After a long career with Inco, Terry MacGibbon redefined retirement and played a key role in several very successful mining opportunities by capitalizing on his out-of-the-box approach to undeveloped resource potential. With FNX, he and his team turned non-core assets acquired from Inco into very profitable producing mines, and following the sale of Quadra FNX to KGHM this year, he is pursuing more opportunities to build new mining companies. As chairman of the board of three enterprising juniors, MacGibbon has found himself with the freedom to work when and how he wants – a combination he hopes is lucrative for all stakeholders.
CIM: In the sale of Quadra FNX, did KGHM approach you or did you approach them?
MacGibbon: KGHM was one of the companies which bid on the partnership that Quadra FNX was developing for Sierra Gorda. KGHM was not the successful bidder but its management became familiar with Quadra FNX through that process, and I guess they liked what they saw and decided if they could not be Quadra FNX’s partner in Sierra Gorda, they’d acquire the entire company and all of its assets.
CIM: How did it feel to sell the company you envisioned and grew?
MacGibbon: The real change wasn’t when we sold Quadra FNX but when we merged FNX with Quadra and formed Quadra FNX – that was a big transformation for me. I went from being a 24/7 president and CEO to being the chairman and not being involved on a day-to-day basis. It’s like having children – you bring them into the world, nurture them, watch them grow, mature and reach their potential – and then they leave. Most of the FNX employees, including many friends, chose to stay with Quadra FNX and were treated very fairly – and the vast majority of our Quadra FNX team continues to work for KGHM in rewarding employment – that meant a lot to me and made both transactions much easier.
CIM: FNX’s arrangement with Inco was not typical. How did it work?
MacGibbon: Back around 2001, Inco decided it had some non-core former-producing mineral properties that it wasn’t going to do anything with. The company put them up for purchase and ran an auction, and I was fortunate to be invited to bid. When I looked at the data during the due diligence process, I saw outstanding exploration potential (we eventually made eight discoveries and found five mines), but I also saw there were near-term production opportunities. I correctly believed that some of these former producing mines could be put back into production by an entrepreneurial, low-cost mining company, like FNX, and make money.

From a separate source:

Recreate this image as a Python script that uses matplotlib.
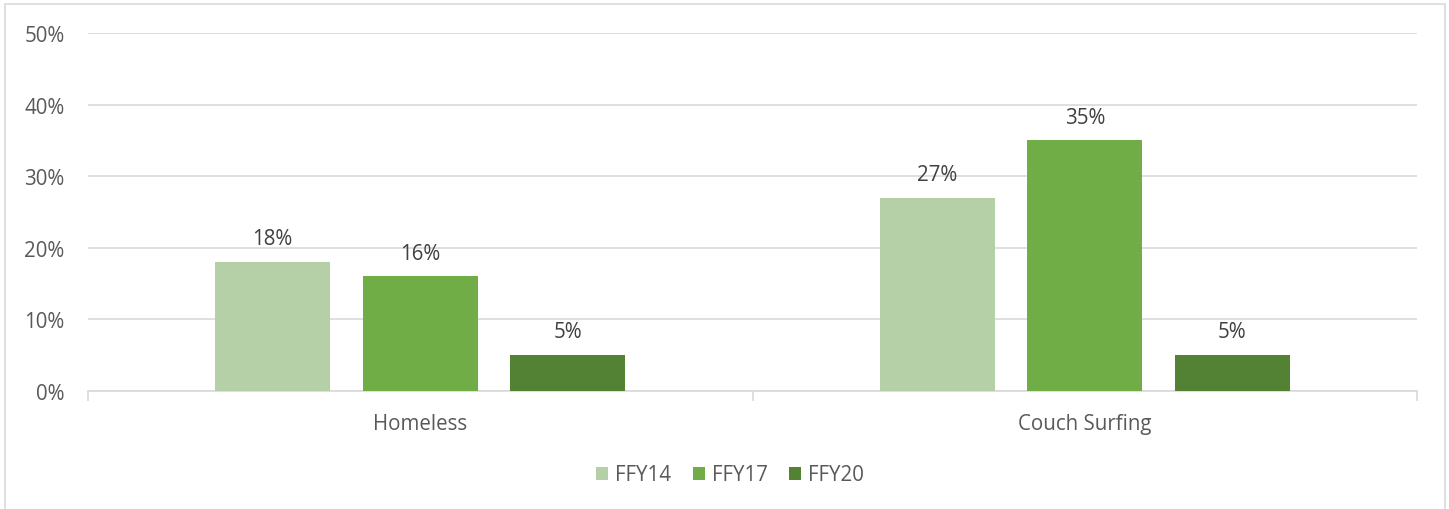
import matplotlib
matplotlib.use("Agg")
import matplotlib.pyplot as plt
import numpy as np
from matplotlib.patches import Rectangle

categories = ["Homeless", "Couch Surfing"]
series_names = ["FFY14", "FFY17", "FFY20"]
ffy14 = [18, 27]
ffy17 = [16, 35]
ffy20 = [5, 5]
values = [ffy14, ffy17, ffy20]
colors = ["#B5D0A7", "#70AD47", "#548235"]
yticks = [0, 10, 20, 30, 40, 50]

plt.rcParams['font.family'] = ['Open Sans', 'DejaVu Sans']
W, H = 1449, 510
fig = plt.figure(figsize=(W/100, H/100), dpi=100)
ax = fig.add_axes([88/W, 1-392/H, (1417-88)/W, (392-34)/H])

# outer chart border
fig.patches.append(Rectangle((5/W, -0.01), (1445-5)/W, (1-5/H)+0.01, transform=fig.transFigure,
                             fill=False, edgecolor="#D9D9D9", linewidth=1.2))

x = np.arange(len(categories))
bw = 0.173
step = 0.222
text_color = "#595959"
fs = 14.8
for i, (name, vals, c) in enumerate(zip(series_names, values, colors)):
    pos = x + (i - 1) * step
    bars = ax.bar(pos, vals, width=bw, color=c, label=name, zorder=3)
    for b, v in zip(bars, vals):
        ax.text(b.get_x() + b.get_width()/2, v + 1.8, f"{v}%", ha="center", va="bottom",
                fontsize=fs, color="#404040")

ax.set_xlim(-0.5, 1.5)
ax.set_ylim(0, 50)
ax.set_yticks(yticks)
ax.set_yticklabels([f"{t}%" for t in yticks], fontsize=fs, color=text_color)
ax.yaxis.grid(True, color="#D9D9D9", linewidth=1.2, zorder=0)
ax.tick_params(axis="y", length=0, pad=17)
ax.set_xticks(x)
ax.set_xticklabels(categories, fontsize=fs, color=text_color)
ax.set_xticks([-0.5, 0.5, 1.5], minor=True)
ax.tick_params(axis="x", which="major", length=0, pad=16)
ax.tick_params(axis="x", which="minor", length=7, color="#D9D9D9", width=1.2)
for s in ["top", "right", "left"]:
    ax.spines[s].set_visible(False)
ax.spines["bottom"].set_color("#D9D9D9")
ax.spines["bottom"].set_linewidth(1.2)

leg = fig.legend(loc="center", bbox_to_anchor=(730/W, 1-476/H), ncol=3, frameon=False,
                 fontsize=fs, handlelength=0.58, handleheight=0.58, columnspacing=1.07,
                 handletextpad=0.34)
for t in leg.get_texts():
    t.set_color(text_color)

fig.savefig("out.png", dpi=100)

In most mines, you have to bring the ore to surface, crush it and mill it, then sell the concentrate to a smelter. In our case, we brought the ore to surface and then shipped it directly to Inco’s mill. They milled and processed the ore. Since Inco had a huge mill that was not operating to full capacity, we didn’t have to build a mill and could concentrate our investments in mining and exploration and not in processing facilities.
It was a symbiotic relationship. We could mine cheaply and they wanted the metal. They made money on the processing and marketing of the metal and we made money on mining the product and selling it to Inco. Of course, we all greatly profited from a very strong bull commodity market.